__What is expected__:
Write the listing below out again exactly, dropping the images.

__Data segment__:
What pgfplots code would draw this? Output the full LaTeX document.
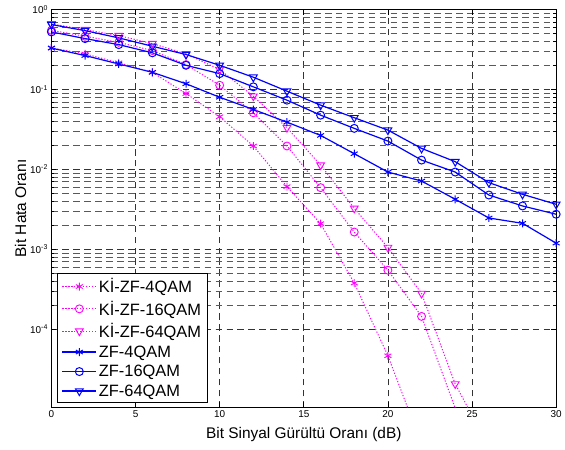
\documentclass[border=0pt]{standalone}
\usepackage{fontspec}
\setmainfont{Liberation Sans}
\usepackage{pgfplots}
\pgfplotsset{compat=1.18}
\definecolor{mg}{rgb}{1,0,1}
\definecolor{bl}{rgb}{0,0,1}
\newcommand{\lf}{\fontsize{15.5}{18}\selectfont}
\newcommand{\gf}{\fontsize{16.5}{19}\selectfont}
\begin{document}
\begin{tikzpicture}
\begin{axis}[
  scale only axis,
  width=507.3pt, height=399.6pt,
  ymode=log,
  xmin=0, xmax=30, ymin=1.05e-5, ymax=1,
  xtick={0,5,10,15,20,25,30},
  ytick={1e-4,1e-3,1e-2,1e-1,1},
  yticklabels={10\textsuperscript{-4},10\textsuperscript{-3},10\textsuperscript{-2},10\textsuperscript{-1},10\textsuperscript{0}},
  /pgf/number format/assume math mode=true,
  tick label style={font=\fontsize{10}{12}\selectfont},
  tick align=inside,
  major tick length=5pt, minor tick length=3pt,
  every tick/.style={black, line width=0.6pt},
  axis line style={line width=0.9pt},
  xmajorgrids, ymajorgrids, yminorgrids,
  major grid style={dash pattern=on 6.5pt off 4.5pt, black!80, line width=0.7pt},
  minor grid style={dash pattern=on 6.5pt off 4.5pt, black!65, line width=0.7pt},
  xlabel={Bit Sinyal Gürültü Oranı (dB)},
  ylabel={Bit Hata Oranı},
  ylabel style={yshift=-3pt},
  xlabel style={yshift=-3pt},
  label style={font=\lf},
  legend style={at={(rel axis cs:0.012,0.011)}, anchor=south west, draw=black, line width=0.6pt, fill=white, inner xsep=4pt, inner ysep=3pt, row sep=2.6pt},
  legend cell align=left,
  legend image code/.code={\draw[#1] (0mm,0mm) -- (12mm,0mm); \draw[#1, mark repeat=2, mark phase=2] plot coordinates {(0mm,0mm) (6mm,0mm) (12mm,0mm)};},
]
\addplot[mg, line width=1pt, dash pattern=on 1.2pt off 1.8pt, mark=asterisk, mark size=4pt, mark options={solid, line width=0.9pt}] coordinates {
(0,0.332) (2,0.279) (4,0.216) (6,0.164) (8,0.089) (10,0.0456) (12,0.0196) (14,0.00608) (16,0.00209) (18,3.76e-4) (20,4.63e-5) (22,3.6e-6)};
\addlegendentry{\gf Kİ-ZF-4QAM}
\addplot[mg, line width=1pt, dash pattern=on 1.2pt off 1.8pt, mark=o, mark size=4pt, mark options={solid, line width=0.9pt}] coordinates {
(0,0.551) (2,0.464) (4,0.390) (6,0.307) (8,0.205) (10,0.113) (12,0.0511) (14,0.0196) (16,0.0059) (18,0.00164) (20,5.46e-4) (22,1.44e-4) (24,1.02e-5) (26,4.4e-7)};
\addlegendentry{\gf Kİ-ZF-16QAM}
\addplot[mg, line width=1pt, dash pattern=on 1.2pt off 1.8pt, mark=triangle, mark size=4.5pt, mark options={solid, rotate=180, line width=0.9pt}] coordinates {
(0,0.663) (2,0.562) (4,0.473) (6,0.376) (8,0.279) (10,0.178) (12,0.0824) (14,0.0332) (16,0.0113) (18,0.00325) (20,0.00105) (22,2.79e-4) (24,2.05e-5) (26,3.35e-6)};
\addlegendentry{\gf Kİ-ZF-64QAM}
\addplot[bl, line width=1.2pt, mark=asterisk, mark size=4pt, mark options={solid, line width=1pt}] coordinates {
(0,0.33) (2,0.266) (4,0.209) (6,0.164) (8,0.118) (10,0.080) (12,0.0562) (14,0.039) (16,0.0266) (18,0.0157) (20,0.00925) (22,0.00714) (24,0.00422) (26,0.00246) (28,0.00211) (30,0.00119)};
\addlegendentry{\gf ZF-4QAM}
\addplot[bl, line width=1.2pt, mark=o, mark size=4pt, mark options={solid, line width=1pt}] coordinates {
(0,0.526) (2,0.434) (4,0.365) (6,0.288) (8,0.201) (10,0.158) (12,0.108) (14,0.0735) (16,0.0477) (18,0.0326) (20,0.0226) (22,0.01306) (24,0.00925) (26,0.00477) (28,0.00348) (30,0.00274)};
\addlegendentry{\gf ZF-16QAM}
\addplot[bl, line width=1.2pt, mark=triangle, mark size=4.5pt, mark options={solid, rotate=180, line width=1pt}] coordinates {
(0,0.65) (2,0.546) (4,0.443) (6,0.348) (8,0.274) (10,0.201) (12,0.1425) (14,0.0953) (16,0.0637) (18,0.0443) (20,0.031) (22,0.0183) (24,0.01248) (26,0.00682) (28,0.00487) (30,0.00365)};
\addlegendentry{\gf ZF-64QAM}
\end{axis}
\path (current axis.south west) ++(-51.7pt,-42.7pt) coordinate (bbA);
\path (current axis.north east) ++(6pt,9.7pt) coordinate (bbB);
\path (bbA) rectangle (bbB);
\end{tikzpicture}
\end{document}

__The reply__:
What pgfplots code would draw this? Output the full LaTeX document.
\documentclass[border=0pt]{standalone}
\usepackage{fontspec}
\setmainfont{Liberation Sans}
\usepackage{pgfplots}
\pgfplotsset{compat=1.18}
\definecolor{mg}{rgb}{1,0,1}
\definecolor{bl}{rgb}{0,0,1}
\newcommand{\lf}{\fontsize{15.5}{18}\selectfont}
\newcommand{\gf}{\fontsize{16.5}{19}\selectfont}
\begin{document}
\begin{tikzpicture}
\begin{axis}[
  scale only axis,
  width=507.3pt, height=399.6pt,
  ymode=log,
  xmin=0, xmax=30, ymin=1.05e-5, ymax=1,
  xtick={0,5,10,15,20,25,30},
  ytick={1e-4,1e-3,1e-2,1e-1,1},
  yticklabels={10\textsuperscript{-4},10\textsuperscript{-3},10\textsuperscript{-2},10\textsuperscript{-1},10\textsuperscript{0}},
  /pgf/number format/assume math mode=true,
  tick label style={font=\fontsize{10}{12}\selectfont},
  tick align=inside,
  major tick length=5pt, minor tick length=3pt,
  every tick/.style={black, line width=0.6pt},
  axis line style={line width=0.9pt},
  xmajorgrids, ymajorgrids, yminorgrids,
  major grid style={dash pattern=on 6.5pt off 4.5pt, black!80, line width=0.7pt},
  minor grid style={dash pattern=on 6.5pt off 4.5pt, black!65, line width=0.7pt},
  xlabel={Bit Sinyal Gürültü Oranı (dB)},
  ylabel={Bit Hata Oranı},
  ylabel style={yshift=-3pt},
  xlabel style={yshift=-3pt},
  label style={font=\lf},
  legend style={at={(rel axis cs:0.012,0.011)}, anchor=south west, draw=black, line width=0.6pt, fill=white, inner xsep=4pt, inner ysep=3pt, row sep=2.6pt},
  legend cell align=left,
  legend image code/.code={\draw[#1] (0mm,0mm) -- (12mm,0mm); \draw[#1, mark repeat=2, mark phase=2] plot coordinates {(0mm,0mm) (6mm,0mm) (12mm,0mm)};},
]
\addplot[mg, line width=1pt, dash pattern=on 1.2pt off 1.8pt, mark=asterisk, mark size=4pt, mark options={solid, line width=0.9pt}] coordinates {
(0,0.332) (2,0.279) (4,0.216) (6,0.164) (8,0.089) (10,0.0456) (12,0.0196) (14,0.00608) (16,0.00209) (18,3.76e-4) (20,4.63e-5) (22,3.6e-6)};
\addlegendentry{\gf Kİ-ZF-4QAM}
\addplot[mg, line width=1pt, dash pattern=on 1.2pt off 1.8pt, mark=o, mark size=4pt, mark options={solid, line width=0.9pt}] coordinates {
(0,0.551) (2,0.464) (4,0.390) (6,0.307) (8,0.205) (10,0.113) (12,0.0511) (14,0.0196) (16,0.0059) (18,0.00164) (20,5.46e-4) (22,1.44e-4) (24,1.02e-5) (26,4.4e-7)};
\addlegendentry{\gf Kİ-ZF-16QAM}
\addplot[mg, line width=1pt, dash pattern=on 1.2pt off 1.8pt, mark=triangle, mark size=4.5pt, mark options={solid, rotate=180, line width=0.9pt}] coordinates {
(0,0.663) (2,0.562) (4,0.473) (6,0.376) (8,0.279) (10,0.178) (12,0.0824) (14,0.0332) (16,0.0113) (18,0.00325) (20,0.00105) (22,2.79e-4) (24,2.05e-5) (26,3.35e-6)};
\addlegendentry{\gf Kİ-ZF-64QAM}
\addplot[bl, line width=1.2pt, mark=asterisk, mark size=4pt, mark options={solid, line width=1pt}] coordinates {
(0,0.33) (2,0.266) (4,0.209) (6,0.164) (8,0.118) (10,0.080) (12,0.0562) (14,0.039) (16,0.0266) (18,0.0157) (20,0.00925) (22,0.00714) (24,0.00422) (26,0.00246) (28,0.00211) (30,0.00119)};
\addlegendentry{\gf ZF-4QAM}
\addplot[bl, line width=1.2pt, mark=o, mark size=4pt, mark options={solid, line width=1pt}] coordinates {
(0,0.526) (2,0.434) (4,0.365) (6,0.288) (8,0.201) (10,0.158) (12,0.108) (14,0.0735) (16,0.0477) (18,0.0326) (20,0.0226) (22,0.01306) (24,0.00925) (26,0.00477) (28,0.00348) (30,0.00274)};
\addlegendentry{\gf ZF-16QAM}
\addplot[bl, line width=1.2pt, mark=triangle, mark size=4.5pt, mark options={solid, rotate=180, line width=1pt}] coordinates {
(0,0.65) (2,0.546) (4,0.443) (6,0.348) (8,0.274) (10,0.201) (12,0.1425) (14,0.0953) (16,0.0637) (18,0.0443) (20,0.031) (22,0.0183) (24,0.01248) (26,0.00682) (28,0.00487) (30,0.00365)};
\addlegendentry{\gf ZF-64QAM}
\end{axis}
\path (current axis.south west) ++(-51.7pt,-42.7pt) coordinate (bbA);
\path (current axis.north east) ++(6pt,9.7pt) coordinate (bbB);
\path (bbA) rectangle (bbB);
\end{tikzpicture}
\end{document}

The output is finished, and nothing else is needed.